Algeria: Algeria Hydrocarbons, a blessing or a curse?

2017/05/07

Algeria

Hydrocarbons, a blessing or a curse?



Country Rating C2

Strengths

  •  Strong hydrocarbon resources, with gas reserves estimated to last for another half century at current extraction rates (and crude oil for almost 22 years).

  • Strong liquidity indicators, supported by a long period of high oil prices, provide a financial cushion to withstand the impact of current weak commodity prices
  • External debt management is much improved following repayment concerns in the 1990s anddebt ratios and obligations are now low, providing scope for increasing debt to cover FX shortfalls resulting from low oil and gas prices.

Weaknesses

  • Uncertain political succession, with the health of President Abdelaziz Bouteflika a major concern.
  • High unemployment and underemployment.
  • Lack of economic diversification.
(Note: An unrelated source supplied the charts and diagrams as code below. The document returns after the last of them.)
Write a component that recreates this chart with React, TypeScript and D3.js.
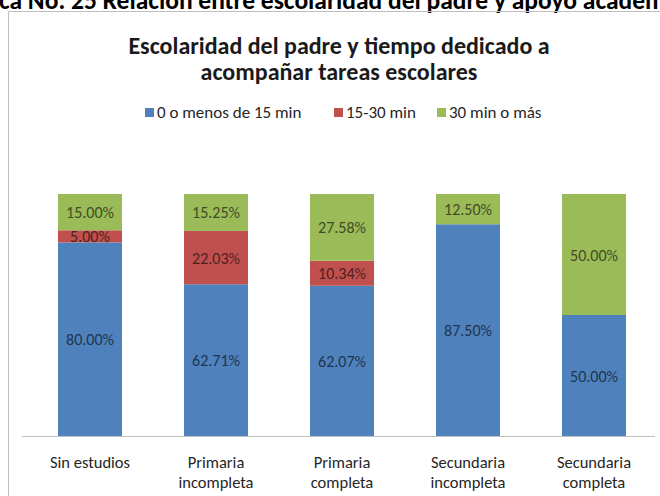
import { useRef, useEffect } from 'react';
import * as d3 from 'd3';

const categories = [
  ['Sin estudios'],
  ['Primaria', 'incompleta'],
  ['Primaria', 'completa'],
  ['Secundaria', 'incompleta'],
  ['Secundaria', 'completa'],
];
const seriesNames = ['0 o menos de 15 min', '15-30 min', '30 min o más'];
const lowValues = [80.0, 62.71, 62.07, 87.5, 50.0];
const midValues = [5.0, 22.03, 10.34, 0, 0];
const highValues = [15.0, 15.25, 27.58, 12.5, 50.0];
const colors = ['#4f81bd', '#c0504d', '#9bbb59'];

const FONT = 'Carlito, Calibri, "Open Sans", sans-serif';

export default function App() {
  const svgRef = useRef<SVGSVGElement>(null);

  useEffect(() => {
    if (!svgRef.current) return;
    const width = 660;
    const height = 496;
    const svg = d3.select(svgRef.current).attr('width', width).attr('height', height);
    svg.selectAll('*').remove();

    svg.append('rect').attr('width', width).attr('height', height).attr('fill', '#fff');

    // caption, cut off at the top of the photo
    svg.append('text')
      .attr('x', -1)
      .attr('y', 9)
      .attr('font-family', FONT)
      .attr('font-weight', 700)
      .attr('font-size', 25.5)
      .attr('fill', '#000')
      .text('ca No. 25 Relación entre escolaridad del padre y apoyo académico');

    // chart frame
    svg.append('path')
      .attr('d', `M8.5,${height + 5} V11.5 H${width + 5}`)
      .attr('fill', 'none')
      .attr('stroke', '#bfbfbf')
      .attr('stroke-width', 1);

    const title = svg.append('text')
      .attr('text-anchor', 'middle')
      .attr('font-family', FONT)
      .attr('font-weight', 700)
      .attr('font-size', 24)
      .attr('fill', '#1a1a1a');
    title.append('tspan').attr('x', 339).attr('y', 54).text('Escolaridad del padre y tiempo dedicado a');
    title.append('tspan').attr('x', 339).attr('y', 80).text('acompañar tareas escolares');

    // legend
    const legendX = [145, 334, 437];
    seriesNames.forEach((name, i) => {
      const g = svg.append('g').attr('transform', `translate(${legendX[i]},112)`);
      g.append('rect').attr('x', 0).attr('y', -4).attr('width', 9).attr('height', 9).attr('fill', colors[i]);
      g.append('text')
        .attr('x', 12)
        .attr('y', 6)
        .attr('font-family', FONT)
        .attr('font-size', 17)
        .attr('fill', '#262626')
        .text(name);
    });

    const rows = categories.map((c, i) => ({
      key: c.join(' '),
      low: lowValues[i],
      mid: midValues[i],
      high: highValues[i],
    }));
    const keys = ['low', 'mid', 'high'];
    const stacked = d3.stack<any>().keys(keys)(rows);

    const x = d3.scaleBand<string>()
      .domain(rows.map(r => r.key))
      .range([27, 657])
      .paddingInner(0.492)
      .paddingOuter(0.246);
    const y = d3.scaleLinear().domain([0, 100]).range([436, 194]);

    stacked.forEach((layer, si) => {
      const g = svg.append('g');
      layer.forEach(d => {
        const v = d[1] - d[0];
        if (v <= 0) return;
        const key = d.data.key;
        g.append('rect')
          .attr('x', x(key)!)
          .attr('y', y(d[1]))
          .attr('width', x.bandwidth())
          .attr('height', y(d[0]) - y(d[1]))
          .attr('fill', colors[si]);
      });
      layer.forEach(d => {
        const v = d[1] - d[0];
        if (v <= 0) return;
        const key = d.data.key;
        g.append('text')
          .attr('x', x(key)! + x.bandwidth() / 2)
          .attr('y', (y(d[0]) + y(d[1])) / 2 + 6)
          .attr('text-anchor', 'middle')
          .attr('font-family', FONT)
          .attr('font-size', 16)
          .attr('fill', d3.color(colors[si])!.darker(2.5).formatHex())
          .text(v.toFixed(2) + '%');
      });
    });

    // baseline
    svg.append('line')
      .attr('x1', 22).attr('x2', 655)
      .attr('y1', 436.5).attr('y2', 436.5)
      .attr('stroke', '#bfbfbf');

    // category labels
    rows.forEach((r, i) => {
      const t = svg.append('text')
        .attr('text-anchor', 'middle')
        .attr('font-family', FONT)
        .attr('font-size', 16.5)
        .attr('fill', '#262626');
      categories[i].forEach((line, li) => {
        t.append('tspan')
          .attr('x', x(r.key)! + x.bandwidth() / 2)
          .attr('y', 468 + li * 20)
          .text(line);
      });
    });
  }, []);

  return (
    <div style={{ position: 'fixed', left: 0, top: 0 }}>
      <svg ref={svgRef} style={{ display: 'block' }}></svg>
    </div>
  );
}
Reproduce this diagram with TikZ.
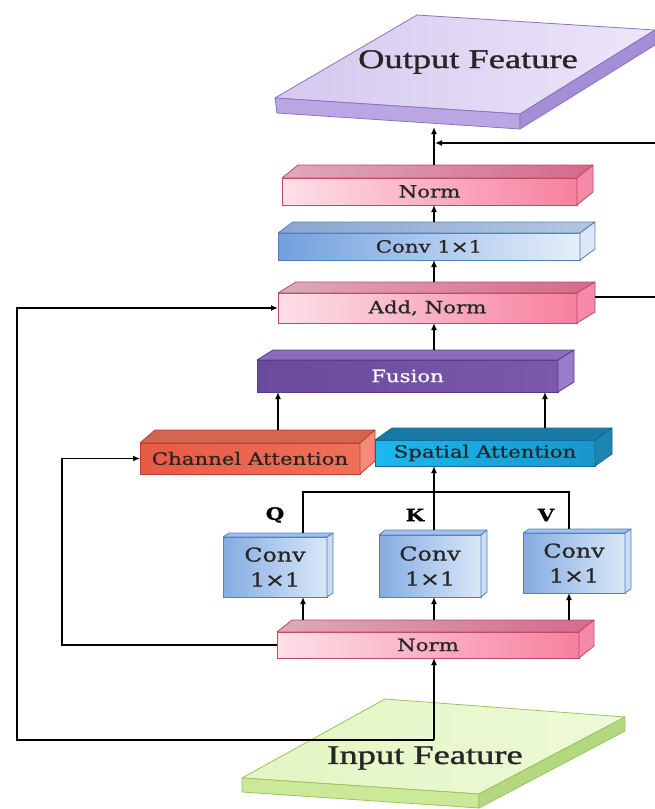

Over-dependence on oil and gas (99% of export earnings).
  • Banking sector remains dominated by state enterprises that have to absorb losses from public sector companies.
  • Limited private sector opportunities and perceptions that the business environment (including regulations) is restrictive.
  • Regional dynamics are affected by continuing friction between Algeria and Morocco.
  • Oil and gas installations are vulnerable to periodic (but localised) attacks by terrorist groups.

Economic Overview

General overview

 
Hydrocarbons (oil but particularly gas) remain pivotal for economic development as the sector accounts for around 40% of GDP and 99% of exports. Accordingly, current low oil prices curb GDP growth to lower levels than in the past. This assertion holds despite the recent humble recovery. EH expects GDP will expand by +3% in 2017 and +2.5% in 2018, only one point below the average ten-year growth rate (2006-15). This suggests that other factors have been limiting economic development. The Algerian economic model, which relies heavily on state-run enterprises is not efficient. Even programs to boost public spending (including increased subsidies and investment in infrastructure), reflected to some extent an initial official response to prevent contagion from the Arab Spring and did not raise growth rates markedly above annual population expansion. Until a leadership succession process is clarified significant uncertainties will weigh on investment and consumption decisions, with negative effects for trade.
 

Public finance deteriorated, but public debt is still low

 
Strong government revenues in periods of high oil prices resulted in fiscal surpluses or low deficits. Strong receipts enabled the state to increase public expenditure in an attempt to limit contagion from the Arab Spring. Since then weak oil prices (see above) have reduced earnings. Yet social needs have not diminished. Large fiscal deficits (-12.9% of GDP in 2016) require careful management. Public debt is increasing rapidly, but from very low levels. Even as it reaches 24% of GDP in 2018, public debt will not be alarming. The issue can be more related to state-run enterprises debt, related insolvencies, and its potential fiscal cost.
 

The external sector is under pressure

 
Foreign exchange reserves have deteriorated but are still very high (above 20 months of import cover). However, liquidity strains can emerge, as the Central Bank aims to sustain this level for self-insurance purposes under a low for longer oil prices hypothesis. The regulator uses shadow capital controls to limit exchange rate volatility during uncertainty periods (e.g. before the OPEC agreement on November 30th, 2016). Following significant pressures in relation to debt repayments in the 1990s, a revised external debt policy was adopted. It targeted a marked reduction in the country’s dependence on external borrowings. The policy has been successful, with external debt-GDP currently at 3%.